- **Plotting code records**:
+ + +
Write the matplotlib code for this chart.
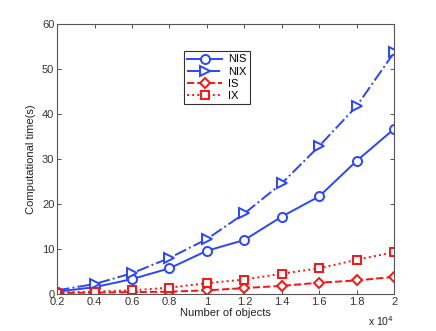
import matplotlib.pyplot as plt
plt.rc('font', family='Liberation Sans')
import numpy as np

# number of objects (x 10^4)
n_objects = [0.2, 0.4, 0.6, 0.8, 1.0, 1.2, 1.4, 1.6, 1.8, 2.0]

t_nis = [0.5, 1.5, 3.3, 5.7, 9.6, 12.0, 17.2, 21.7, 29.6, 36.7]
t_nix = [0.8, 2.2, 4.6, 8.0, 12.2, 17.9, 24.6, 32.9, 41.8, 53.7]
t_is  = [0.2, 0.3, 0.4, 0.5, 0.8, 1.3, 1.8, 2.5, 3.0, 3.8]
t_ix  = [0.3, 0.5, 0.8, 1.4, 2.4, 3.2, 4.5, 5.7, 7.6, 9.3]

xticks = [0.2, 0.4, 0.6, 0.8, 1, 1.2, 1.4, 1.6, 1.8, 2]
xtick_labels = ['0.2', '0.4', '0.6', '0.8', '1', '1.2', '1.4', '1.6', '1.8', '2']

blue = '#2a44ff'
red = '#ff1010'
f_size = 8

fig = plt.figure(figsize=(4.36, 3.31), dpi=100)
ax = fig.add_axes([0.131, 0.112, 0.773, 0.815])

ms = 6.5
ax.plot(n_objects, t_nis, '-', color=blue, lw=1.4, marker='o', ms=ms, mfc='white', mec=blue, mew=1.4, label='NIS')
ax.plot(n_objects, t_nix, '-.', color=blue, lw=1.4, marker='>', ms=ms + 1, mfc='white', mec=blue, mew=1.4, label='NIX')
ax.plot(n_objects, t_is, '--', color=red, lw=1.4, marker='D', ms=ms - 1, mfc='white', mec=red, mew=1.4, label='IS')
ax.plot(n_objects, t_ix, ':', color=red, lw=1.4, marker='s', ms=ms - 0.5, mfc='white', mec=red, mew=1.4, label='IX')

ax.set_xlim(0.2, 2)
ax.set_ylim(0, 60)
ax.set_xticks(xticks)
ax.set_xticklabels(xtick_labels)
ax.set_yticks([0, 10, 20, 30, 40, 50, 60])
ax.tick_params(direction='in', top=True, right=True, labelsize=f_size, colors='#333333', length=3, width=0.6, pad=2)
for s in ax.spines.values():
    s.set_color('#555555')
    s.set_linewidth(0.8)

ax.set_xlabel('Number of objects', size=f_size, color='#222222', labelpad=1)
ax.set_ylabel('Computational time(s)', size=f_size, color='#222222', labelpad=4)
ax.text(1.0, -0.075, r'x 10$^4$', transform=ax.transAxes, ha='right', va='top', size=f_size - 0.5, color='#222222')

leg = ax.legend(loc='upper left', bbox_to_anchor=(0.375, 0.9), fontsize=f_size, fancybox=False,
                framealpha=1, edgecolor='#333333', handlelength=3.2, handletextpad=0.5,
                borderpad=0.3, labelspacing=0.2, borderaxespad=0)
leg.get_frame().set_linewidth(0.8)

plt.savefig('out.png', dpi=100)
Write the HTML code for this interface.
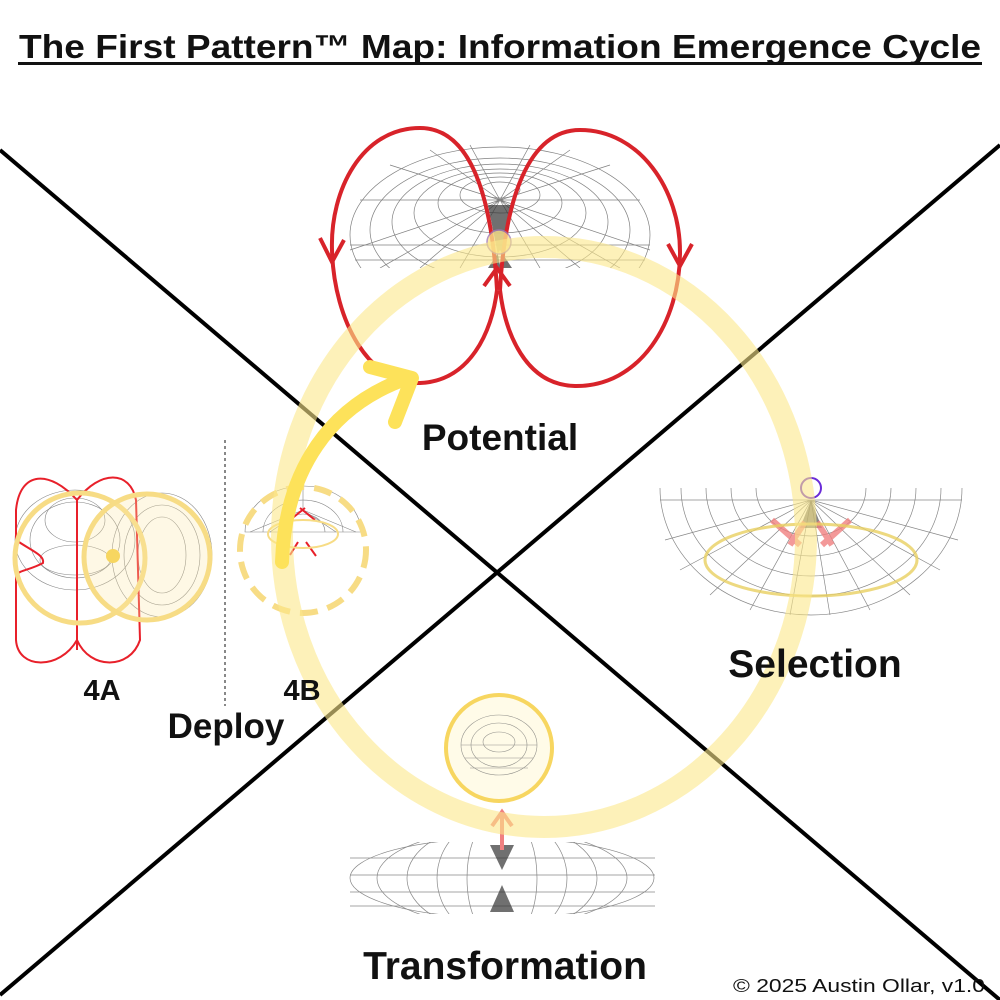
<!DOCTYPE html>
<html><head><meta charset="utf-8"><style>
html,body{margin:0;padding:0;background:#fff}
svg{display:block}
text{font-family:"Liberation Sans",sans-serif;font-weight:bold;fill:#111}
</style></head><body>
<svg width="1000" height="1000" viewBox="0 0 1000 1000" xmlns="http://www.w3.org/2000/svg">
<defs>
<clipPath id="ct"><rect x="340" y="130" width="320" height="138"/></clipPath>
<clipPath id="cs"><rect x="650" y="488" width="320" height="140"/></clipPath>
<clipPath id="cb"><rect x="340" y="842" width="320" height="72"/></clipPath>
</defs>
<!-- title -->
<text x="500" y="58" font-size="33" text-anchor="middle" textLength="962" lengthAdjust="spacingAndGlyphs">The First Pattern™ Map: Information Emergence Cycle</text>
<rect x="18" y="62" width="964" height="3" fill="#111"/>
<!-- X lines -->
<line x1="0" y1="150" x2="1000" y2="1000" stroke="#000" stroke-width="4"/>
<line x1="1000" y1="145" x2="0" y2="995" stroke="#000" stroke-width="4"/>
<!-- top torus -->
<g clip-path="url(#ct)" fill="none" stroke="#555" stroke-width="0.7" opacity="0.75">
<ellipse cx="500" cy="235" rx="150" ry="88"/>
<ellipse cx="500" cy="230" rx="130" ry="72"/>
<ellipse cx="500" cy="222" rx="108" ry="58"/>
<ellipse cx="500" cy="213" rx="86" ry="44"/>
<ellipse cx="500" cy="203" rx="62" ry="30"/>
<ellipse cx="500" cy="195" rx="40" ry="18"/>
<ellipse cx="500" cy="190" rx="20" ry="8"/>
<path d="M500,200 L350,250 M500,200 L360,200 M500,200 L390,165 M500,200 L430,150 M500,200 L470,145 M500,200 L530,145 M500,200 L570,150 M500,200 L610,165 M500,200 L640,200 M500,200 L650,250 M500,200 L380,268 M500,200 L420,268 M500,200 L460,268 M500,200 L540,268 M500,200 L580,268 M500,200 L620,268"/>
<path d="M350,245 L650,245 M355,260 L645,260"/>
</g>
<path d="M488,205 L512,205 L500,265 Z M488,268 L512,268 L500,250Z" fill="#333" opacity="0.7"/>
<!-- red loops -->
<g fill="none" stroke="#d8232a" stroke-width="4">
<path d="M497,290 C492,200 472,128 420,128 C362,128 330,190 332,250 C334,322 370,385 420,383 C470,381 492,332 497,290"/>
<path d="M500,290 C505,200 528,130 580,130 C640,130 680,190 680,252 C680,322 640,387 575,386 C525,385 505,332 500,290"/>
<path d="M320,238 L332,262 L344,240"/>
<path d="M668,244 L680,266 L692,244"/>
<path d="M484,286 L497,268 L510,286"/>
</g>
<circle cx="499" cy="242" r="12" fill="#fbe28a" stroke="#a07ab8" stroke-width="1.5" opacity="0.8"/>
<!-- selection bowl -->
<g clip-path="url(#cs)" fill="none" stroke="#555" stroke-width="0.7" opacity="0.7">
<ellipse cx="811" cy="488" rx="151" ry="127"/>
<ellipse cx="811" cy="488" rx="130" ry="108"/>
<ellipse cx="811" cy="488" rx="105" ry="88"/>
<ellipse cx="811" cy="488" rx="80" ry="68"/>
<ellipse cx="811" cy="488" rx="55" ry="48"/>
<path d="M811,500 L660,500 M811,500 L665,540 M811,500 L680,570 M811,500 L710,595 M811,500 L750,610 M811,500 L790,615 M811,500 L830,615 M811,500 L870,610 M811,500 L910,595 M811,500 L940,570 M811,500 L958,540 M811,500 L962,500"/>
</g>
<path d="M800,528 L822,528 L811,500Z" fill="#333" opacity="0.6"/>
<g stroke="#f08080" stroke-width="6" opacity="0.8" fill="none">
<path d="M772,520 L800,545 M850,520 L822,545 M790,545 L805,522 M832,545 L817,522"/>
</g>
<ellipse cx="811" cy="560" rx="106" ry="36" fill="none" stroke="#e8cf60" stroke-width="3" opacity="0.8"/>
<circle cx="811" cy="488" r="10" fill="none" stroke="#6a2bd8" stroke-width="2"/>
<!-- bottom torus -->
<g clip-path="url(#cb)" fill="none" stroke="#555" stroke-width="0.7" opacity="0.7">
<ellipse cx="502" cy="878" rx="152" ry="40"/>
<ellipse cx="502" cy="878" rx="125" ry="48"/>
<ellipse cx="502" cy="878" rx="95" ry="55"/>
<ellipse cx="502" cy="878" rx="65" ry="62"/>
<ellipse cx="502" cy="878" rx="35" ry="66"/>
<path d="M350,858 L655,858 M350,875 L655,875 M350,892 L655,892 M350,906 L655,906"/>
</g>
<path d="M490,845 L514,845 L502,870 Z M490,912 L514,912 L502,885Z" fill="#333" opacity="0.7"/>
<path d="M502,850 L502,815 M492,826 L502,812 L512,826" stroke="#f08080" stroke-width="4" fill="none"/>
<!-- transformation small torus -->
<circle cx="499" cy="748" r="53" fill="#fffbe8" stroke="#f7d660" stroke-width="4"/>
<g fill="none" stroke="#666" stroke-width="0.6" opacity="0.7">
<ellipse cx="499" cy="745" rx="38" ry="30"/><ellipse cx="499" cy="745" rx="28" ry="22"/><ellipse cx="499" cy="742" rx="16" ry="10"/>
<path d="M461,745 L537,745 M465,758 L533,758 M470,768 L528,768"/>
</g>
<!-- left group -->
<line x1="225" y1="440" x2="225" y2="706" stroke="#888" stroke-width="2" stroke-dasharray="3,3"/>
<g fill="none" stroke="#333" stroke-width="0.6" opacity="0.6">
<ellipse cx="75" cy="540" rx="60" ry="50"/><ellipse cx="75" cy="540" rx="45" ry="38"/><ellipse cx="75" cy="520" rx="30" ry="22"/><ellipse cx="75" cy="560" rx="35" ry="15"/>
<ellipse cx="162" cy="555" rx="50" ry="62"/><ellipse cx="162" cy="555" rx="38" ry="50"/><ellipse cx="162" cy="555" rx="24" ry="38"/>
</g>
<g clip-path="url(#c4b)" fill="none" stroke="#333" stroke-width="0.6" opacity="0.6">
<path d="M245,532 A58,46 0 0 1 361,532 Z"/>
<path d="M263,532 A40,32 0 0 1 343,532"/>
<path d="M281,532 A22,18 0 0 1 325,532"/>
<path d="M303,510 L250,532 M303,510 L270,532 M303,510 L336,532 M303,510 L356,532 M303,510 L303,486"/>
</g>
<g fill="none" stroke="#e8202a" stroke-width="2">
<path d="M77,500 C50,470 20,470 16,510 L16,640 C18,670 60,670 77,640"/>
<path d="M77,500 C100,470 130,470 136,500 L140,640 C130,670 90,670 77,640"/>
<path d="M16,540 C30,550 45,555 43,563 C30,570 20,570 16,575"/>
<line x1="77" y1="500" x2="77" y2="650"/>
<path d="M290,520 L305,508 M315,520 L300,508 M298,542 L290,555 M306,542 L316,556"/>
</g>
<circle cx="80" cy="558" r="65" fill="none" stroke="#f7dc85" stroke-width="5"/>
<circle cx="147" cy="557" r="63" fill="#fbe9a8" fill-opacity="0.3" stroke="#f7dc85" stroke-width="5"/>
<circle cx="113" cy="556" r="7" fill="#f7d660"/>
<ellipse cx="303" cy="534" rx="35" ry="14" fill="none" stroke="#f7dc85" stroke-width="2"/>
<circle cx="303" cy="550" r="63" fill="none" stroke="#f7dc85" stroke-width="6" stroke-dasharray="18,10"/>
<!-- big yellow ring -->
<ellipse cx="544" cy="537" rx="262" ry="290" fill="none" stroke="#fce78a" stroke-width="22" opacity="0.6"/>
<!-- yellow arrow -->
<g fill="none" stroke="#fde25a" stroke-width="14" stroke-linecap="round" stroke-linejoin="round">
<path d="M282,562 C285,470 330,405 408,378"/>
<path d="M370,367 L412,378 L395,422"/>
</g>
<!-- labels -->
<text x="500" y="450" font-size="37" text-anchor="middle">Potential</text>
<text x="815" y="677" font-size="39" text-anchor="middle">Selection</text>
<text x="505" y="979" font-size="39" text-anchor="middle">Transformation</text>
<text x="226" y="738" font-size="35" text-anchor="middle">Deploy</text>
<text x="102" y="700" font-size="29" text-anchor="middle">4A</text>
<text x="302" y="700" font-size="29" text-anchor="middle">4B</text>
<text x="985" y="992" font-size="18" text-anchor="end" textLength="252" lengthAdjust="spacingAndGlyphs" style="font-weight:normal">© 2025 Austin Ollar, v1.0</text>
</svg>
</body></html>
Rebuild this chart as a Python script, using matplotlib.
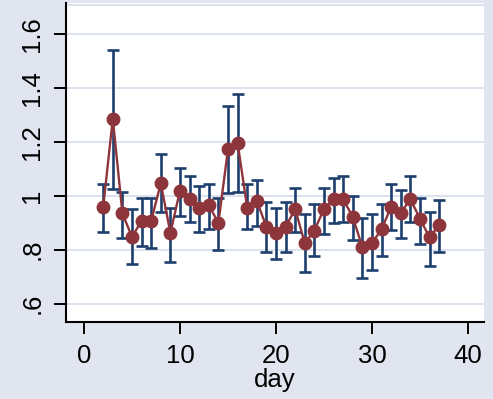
+ + +
Gather every line containing the word "chart" and copy it.

- **WRITTEN RESPONSE**:
Write the matplotlib code for this chart.
Rebuild this chart as a Python script, using matplotlib.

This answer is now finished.